| Required task |
Wherever a line in the data below holds "diagram", copy that line.

| Exercise material |
--------------------

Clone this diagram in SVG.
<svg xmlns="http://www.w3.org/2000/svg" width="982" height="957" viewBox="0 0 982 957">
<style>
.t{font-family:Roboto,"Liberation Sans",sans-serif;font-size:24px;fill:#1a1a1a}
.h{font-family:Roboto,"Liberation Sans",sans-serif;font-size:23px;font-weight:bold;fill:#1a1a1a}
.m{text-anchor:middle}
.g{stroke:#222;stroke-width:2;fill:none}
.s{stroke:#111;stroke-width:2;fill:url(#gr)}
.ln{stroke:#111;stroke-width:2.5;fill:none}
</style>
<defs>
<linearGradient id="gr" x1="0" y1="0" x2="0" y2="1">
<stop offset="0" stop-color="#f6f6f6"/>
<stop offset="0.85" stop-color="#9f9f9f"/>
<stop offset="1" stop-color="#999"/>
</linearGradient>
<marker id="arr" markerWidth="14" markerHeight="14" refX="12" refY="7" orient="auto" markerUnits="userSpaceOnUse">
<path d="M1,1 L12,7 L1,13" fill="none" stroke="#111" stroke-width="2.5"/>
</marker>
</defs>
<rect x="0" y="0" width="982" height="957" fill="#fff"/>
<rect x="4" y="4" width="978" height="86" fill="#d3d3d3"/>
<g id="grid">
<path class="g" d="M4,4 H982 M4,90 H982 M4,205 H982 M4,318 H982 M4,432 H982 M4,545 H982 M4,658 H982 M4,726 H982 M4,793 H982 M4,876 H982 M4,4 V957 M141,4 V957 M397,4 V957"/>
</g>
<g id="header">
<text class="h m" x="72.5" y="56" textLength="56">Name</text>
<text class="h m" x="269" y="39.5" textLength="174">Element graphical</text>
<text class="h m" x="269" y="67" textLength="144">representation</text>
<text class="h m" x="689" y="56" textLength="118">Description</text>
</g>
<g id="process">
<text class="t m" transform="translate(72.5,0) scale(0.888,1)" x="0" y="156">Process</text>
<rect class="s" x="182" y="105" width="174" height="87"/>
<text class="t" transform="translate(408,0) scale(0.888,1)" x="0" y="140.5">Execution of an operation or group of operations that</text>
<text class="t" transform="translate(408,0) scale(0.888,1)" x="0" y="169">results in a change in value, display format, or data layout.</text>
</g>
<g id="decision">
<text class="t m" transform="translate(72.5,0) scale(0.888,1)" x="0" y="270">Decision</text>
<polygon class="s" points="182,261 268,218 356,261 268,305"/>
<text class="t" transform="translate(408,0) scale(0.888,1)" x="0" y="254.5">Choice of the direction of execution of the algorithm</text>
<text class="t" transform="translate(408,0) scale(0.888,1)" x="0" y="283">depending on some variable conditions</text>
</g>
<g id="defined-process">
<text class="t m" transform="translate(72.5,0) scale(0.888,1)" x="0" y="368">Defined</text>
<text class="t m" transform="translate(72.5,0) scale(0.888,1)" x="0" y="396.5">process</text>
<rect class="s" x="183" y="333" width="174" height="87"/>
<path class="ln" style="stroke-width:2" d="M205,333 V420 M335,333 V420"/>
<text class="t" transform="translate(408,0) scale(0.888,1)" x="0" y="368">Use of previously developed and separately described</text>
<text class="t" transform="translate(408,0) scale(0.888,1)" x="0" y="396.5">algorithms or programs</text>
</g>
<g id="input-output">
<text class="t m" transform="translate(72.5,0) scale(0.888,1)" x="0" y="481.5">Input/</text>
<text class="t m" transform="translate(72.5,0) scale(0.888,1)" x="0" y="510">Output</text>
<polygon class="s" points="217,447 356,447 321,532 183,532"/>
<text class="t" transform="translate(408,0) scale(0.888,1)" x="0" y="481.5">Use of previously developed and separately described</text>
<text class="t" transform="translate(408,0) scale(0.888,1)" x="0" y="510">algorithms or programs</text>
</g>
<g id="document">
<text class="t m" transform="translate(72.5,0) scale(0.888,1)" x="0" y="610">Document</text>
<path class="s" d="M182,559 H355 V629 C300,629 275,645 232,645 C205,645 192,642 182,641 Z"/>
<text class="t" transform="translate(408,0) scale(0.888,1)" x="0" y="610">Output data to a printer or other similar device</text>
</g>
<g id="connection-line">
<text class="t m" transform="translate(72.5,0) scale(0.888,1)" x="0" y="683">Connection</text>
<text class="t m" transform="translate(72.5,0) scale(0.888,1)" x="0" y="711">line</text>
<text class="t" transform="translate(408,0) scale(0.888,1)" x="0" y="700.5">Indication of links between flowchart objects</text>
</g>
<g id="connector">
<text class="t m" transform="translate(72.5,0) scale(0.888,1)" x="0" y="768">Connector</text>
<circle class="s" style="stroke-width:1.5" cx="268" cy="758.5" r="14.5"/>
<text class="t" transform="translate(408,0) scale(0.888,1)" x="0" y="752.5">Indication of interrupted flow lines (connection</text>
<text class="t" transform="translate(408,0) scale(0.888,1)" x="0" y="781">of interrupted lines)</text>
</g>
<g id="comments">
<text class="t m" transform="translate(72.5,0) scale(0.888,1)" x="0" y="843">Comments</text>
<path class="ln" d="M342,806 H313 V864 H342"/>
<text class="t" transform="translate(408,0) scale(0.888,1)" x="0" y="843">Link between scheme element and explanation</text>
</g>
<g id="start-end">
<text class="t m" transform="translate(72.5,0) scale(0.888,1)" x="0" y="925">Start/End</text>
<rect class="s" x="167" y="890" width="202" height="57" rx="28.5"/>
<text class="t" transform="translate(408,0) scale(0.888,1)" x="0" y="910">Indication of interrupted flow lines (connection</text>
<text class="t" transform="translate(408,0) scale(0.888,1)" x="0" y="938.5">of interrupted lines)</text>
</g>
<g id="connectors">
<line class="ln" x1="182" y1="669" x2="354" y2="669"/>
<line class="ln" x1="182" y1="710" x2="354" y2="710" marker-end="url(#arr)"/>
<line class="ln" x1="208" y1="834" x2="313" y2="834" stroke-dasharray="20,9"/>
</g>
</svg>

--------------------

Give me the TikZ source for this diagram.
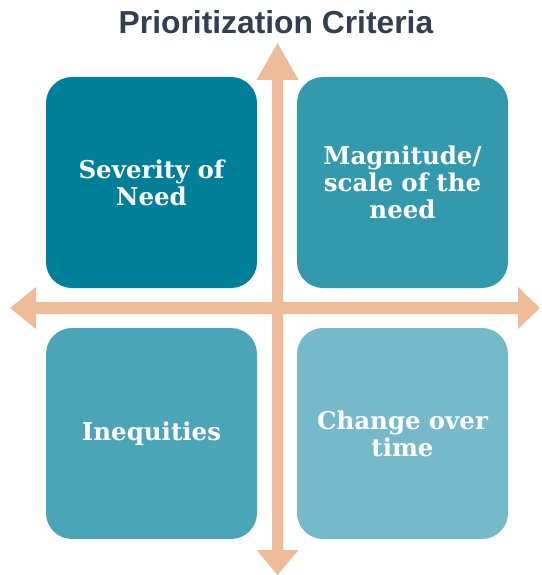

--------------------

| Correct response |
Clone this diagram in SVG.
Give me the TikZ source for this diagram.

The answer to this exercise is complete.